**Objective:** Pull out exactly the lines from the line containing "Generate a Python" to the line containing "plt.rcParams['font.family'] = ['Liberation", both lines included, with pictures removed from the copy.

**Material provided:**

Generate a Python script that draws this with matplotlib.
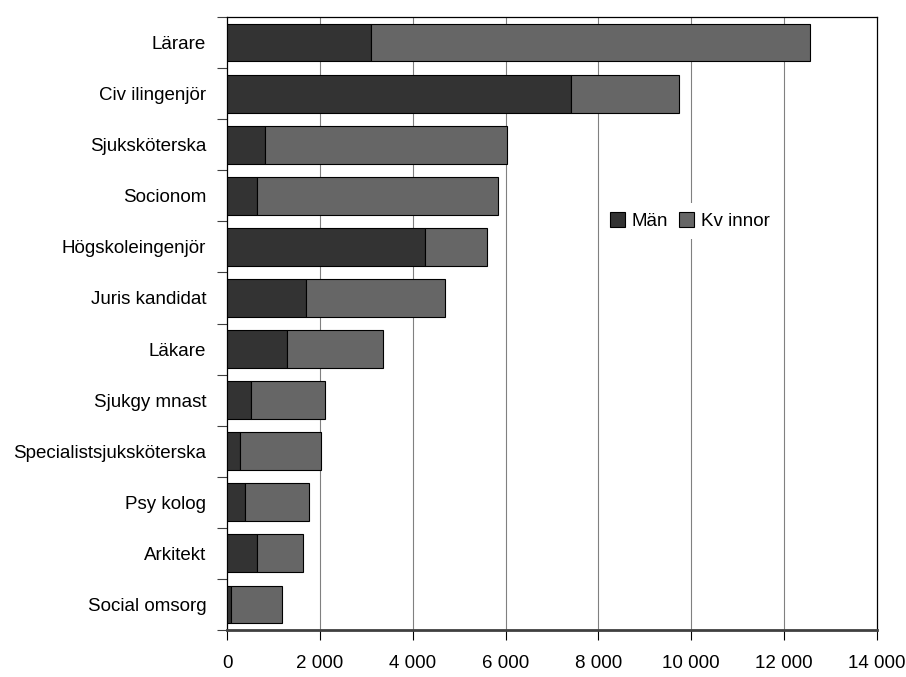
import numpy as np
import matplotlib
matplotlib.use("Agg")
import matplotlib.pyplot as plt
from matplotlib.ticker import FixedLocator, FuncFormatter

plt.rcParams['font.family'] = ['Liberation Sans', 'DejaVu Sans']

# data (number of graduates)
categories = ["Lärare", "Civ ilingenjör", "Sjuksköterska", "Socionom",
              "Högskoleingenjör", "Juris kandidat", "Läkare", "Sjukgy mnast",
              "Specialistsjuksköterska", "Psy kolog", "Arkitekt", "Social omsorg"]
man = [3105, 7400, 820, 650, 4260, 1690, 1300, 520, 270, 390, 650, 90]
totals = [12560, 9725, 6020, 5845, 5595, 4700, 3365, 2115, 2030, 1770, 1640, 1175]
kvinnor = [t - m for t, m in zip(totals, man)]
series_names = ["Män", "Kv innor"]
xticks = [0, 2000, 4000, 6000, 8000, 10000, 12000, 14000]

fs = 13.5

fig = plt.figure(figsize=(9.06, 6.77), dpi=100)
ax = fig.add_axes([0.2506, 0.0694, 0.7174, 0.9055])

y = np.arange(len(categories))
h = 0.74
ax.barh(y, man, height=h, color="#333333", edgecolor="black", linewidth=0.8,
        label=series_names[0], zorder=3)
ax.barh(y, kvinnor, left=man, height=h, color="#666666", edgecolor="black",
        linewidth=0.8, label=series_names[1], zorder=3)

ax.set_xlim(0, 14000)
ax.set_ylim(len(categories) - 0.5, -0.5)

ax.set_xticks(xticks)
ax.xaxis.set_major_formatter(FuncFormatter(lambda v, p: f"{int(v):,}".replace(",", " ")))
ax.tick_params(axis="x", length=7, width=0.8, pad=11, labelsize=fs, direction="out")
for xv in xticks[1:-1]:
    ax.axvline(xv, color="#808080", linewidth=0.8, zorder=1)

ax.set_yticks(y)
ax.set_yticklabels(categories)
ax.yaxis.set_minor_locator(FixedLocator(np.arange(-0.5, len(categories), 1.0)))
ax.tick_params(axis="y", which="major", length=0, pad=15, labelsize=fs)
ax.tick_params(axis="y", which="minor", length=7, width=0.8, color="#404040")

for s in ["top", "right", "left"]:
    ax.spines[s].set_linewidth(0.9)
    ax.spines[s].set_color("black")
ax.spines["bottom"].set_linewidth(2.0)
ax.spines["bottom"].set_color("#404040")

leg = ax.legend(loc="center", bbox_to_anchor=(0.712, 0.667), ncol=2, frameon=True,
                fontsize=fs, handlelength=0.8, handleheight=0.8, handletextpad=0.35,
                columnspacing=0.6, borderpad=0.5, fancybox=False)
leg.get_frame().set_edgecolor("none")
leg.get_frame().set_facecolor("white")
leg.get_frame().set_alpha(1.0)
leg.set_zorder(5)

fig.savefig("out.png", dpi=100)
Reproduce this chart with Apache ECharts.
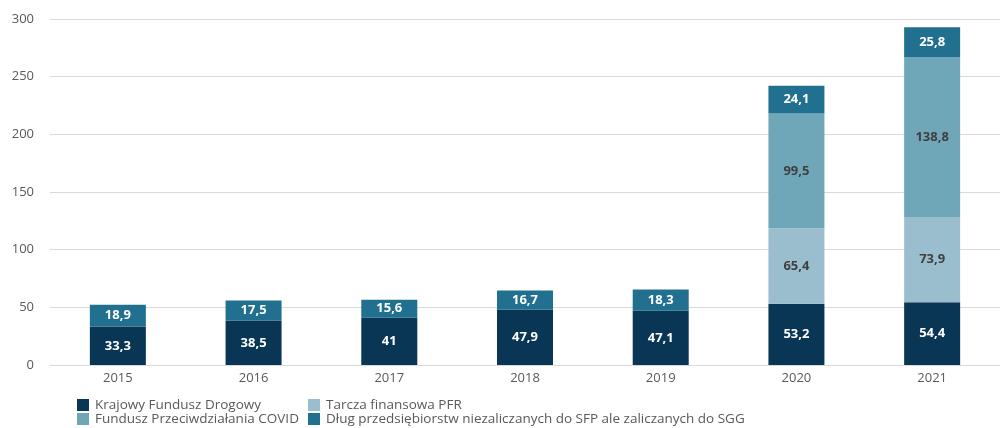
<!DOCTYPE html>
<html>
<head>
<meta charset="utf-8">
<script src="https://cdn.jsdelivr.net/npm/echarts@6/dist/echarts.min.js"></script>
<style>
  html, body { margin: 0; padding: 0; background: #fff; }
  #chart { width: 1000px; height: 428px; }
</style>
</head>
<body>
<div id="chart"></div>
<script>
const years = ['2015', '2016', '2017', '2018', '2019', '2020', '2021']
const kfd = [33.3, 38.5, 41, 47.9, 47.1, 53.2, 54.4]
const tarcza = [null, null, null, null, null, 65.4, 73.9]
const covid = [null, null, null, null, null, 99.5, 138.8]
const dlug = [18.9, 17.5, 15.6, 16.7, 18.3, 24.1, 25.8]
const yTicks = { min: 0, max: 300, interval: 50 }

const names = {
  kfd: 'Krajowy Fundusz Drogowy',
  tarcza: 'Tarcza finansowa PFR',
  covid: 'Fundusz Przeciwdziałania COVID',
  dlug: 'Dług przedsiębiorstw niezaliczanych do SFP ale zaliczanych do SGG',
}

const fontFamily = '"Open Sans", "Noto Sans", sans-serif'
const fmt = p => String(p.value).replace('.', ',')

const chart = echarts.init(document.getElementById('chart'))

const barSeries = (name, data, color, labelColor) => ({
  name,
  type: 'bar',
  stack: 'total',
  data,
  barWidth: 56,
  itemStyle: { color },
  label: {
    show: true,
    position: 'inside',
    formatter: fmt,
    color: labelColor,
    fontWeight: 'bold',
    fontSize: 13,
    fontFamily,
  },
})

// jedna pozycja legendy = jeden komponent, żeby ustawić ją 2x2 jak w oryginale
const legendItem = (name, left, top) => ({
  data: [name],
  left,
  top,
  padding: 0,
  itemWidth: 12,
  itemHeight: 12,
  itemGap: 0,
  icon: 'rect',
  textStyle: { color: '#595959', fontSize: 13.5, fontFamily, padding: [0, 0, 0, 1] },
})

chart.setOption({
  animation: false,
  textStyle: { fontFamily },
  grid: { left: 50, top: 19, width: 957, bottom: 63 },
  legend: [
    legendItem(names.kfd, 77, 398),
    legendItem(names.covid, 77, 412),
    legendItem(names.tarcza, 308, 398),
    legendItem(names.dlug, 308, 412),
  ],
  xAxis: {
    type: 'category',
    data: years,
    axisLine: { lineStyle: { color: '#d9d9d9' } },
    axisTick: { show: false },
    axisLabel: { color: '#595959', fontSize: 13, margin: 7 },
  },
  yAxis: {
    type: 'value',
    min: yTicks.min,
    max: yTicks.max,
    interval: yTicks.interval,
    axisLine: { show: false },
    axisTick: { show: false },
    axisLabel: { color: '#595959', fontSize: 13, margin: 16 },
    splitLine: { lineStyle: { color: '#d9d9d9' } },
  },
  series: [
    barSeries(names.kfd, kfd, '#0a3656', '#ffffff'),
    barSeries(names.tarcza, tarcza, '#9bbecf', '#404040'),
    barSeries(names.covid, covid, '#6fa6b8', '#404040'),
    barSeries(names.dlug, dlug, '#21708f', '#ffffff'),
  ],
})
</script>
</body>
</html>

--

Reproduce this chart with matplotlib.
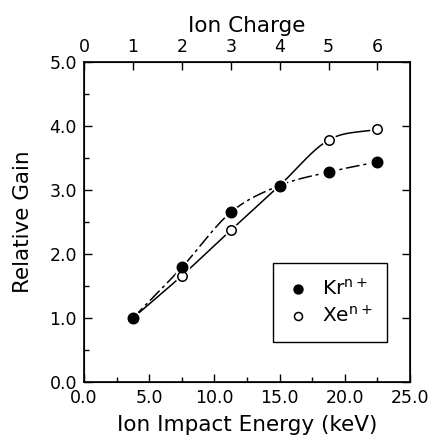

**The answer:**
Generate a Python script that draws this with matplotlib.
import numpy as np
import matplotlib
matplotlib.use("Agg")
import matplotlib.pyplot as plt
from matplotlib.ticker import FixedLocator, FuncFormatter

plt.rcParams['font.family'] = ['Liberation Sans', 'DejaVu Sans']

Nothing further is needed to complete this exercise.